Informing the 2026 Silhouette: A New Modesty
The 2026 luxury consumer seeks not just product but philosophy and permanence. The Ste. Agnés archetype provides a resonant framework. Her silhouette rejects overt sensuality in favor of a potent, cerebral elegance. This aligns with a growing desire for considered consumption and attire that conveys authority through subtlety, not spectacle. The 2026 collection informed by this study will feature looks built on this principle: a floor-length column gown with a high neckline, its only detail being the miraculous, Callot-inspired diagonal drape across the torso, secured under a sculptural arm. Daywear will reinterpret the mantle as a structured cape-over-robe system, where layers are integral, not additive, creating clean, graphic lines against the body. The chastity of the silhouette becomes a canvas for extreme textile development—the true luxury is in the hand of a fabric that appears simple but whose development required hundreds of hours.

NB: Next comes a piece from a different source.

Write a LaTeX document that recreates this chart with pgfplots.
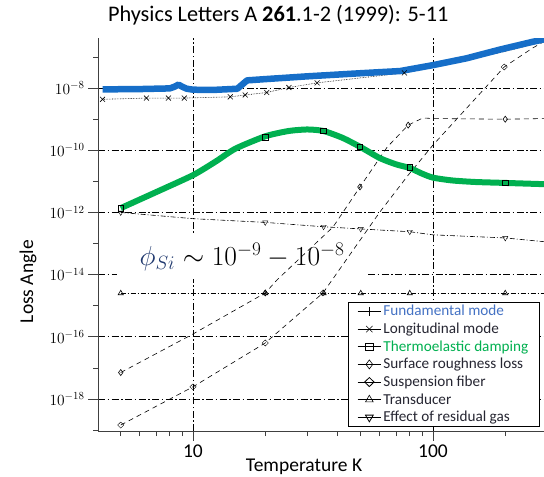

The Atelier Directive: Craftsmanship as Devotion
Finally, the etching’s "second state" is a critical metaphor. It represents the point of perfected clarity before further reproduction. For Natalie Fashion Atelier, each 2026 piece must embody this definitive "second state"—the apex of craftsmanship where every decision is intentional and irrevocable. The technical construction must mirror the etching's economy of line: internal corsetry to achieve the columnar form without visible constraint, hem weights calibrated for that specific drape, seams placed and finished to become invisible from the exterior. This is haute couture as aesthetic archaeology, where we excavate a principle (chaste geometry) and re-materialize it with contemporary mastery. The client is not purchasing a dress referencing a saint; she is investing in a garment that embodies the same principles of purity, structure, and enduring elegance that Callot’s needle etched into copper centuries ago. The 2026 silhouette, therefore, is a dialogue across time—a reaffirmation that in an age of noise, the most powerful statement is a singular, perfected, and serene line.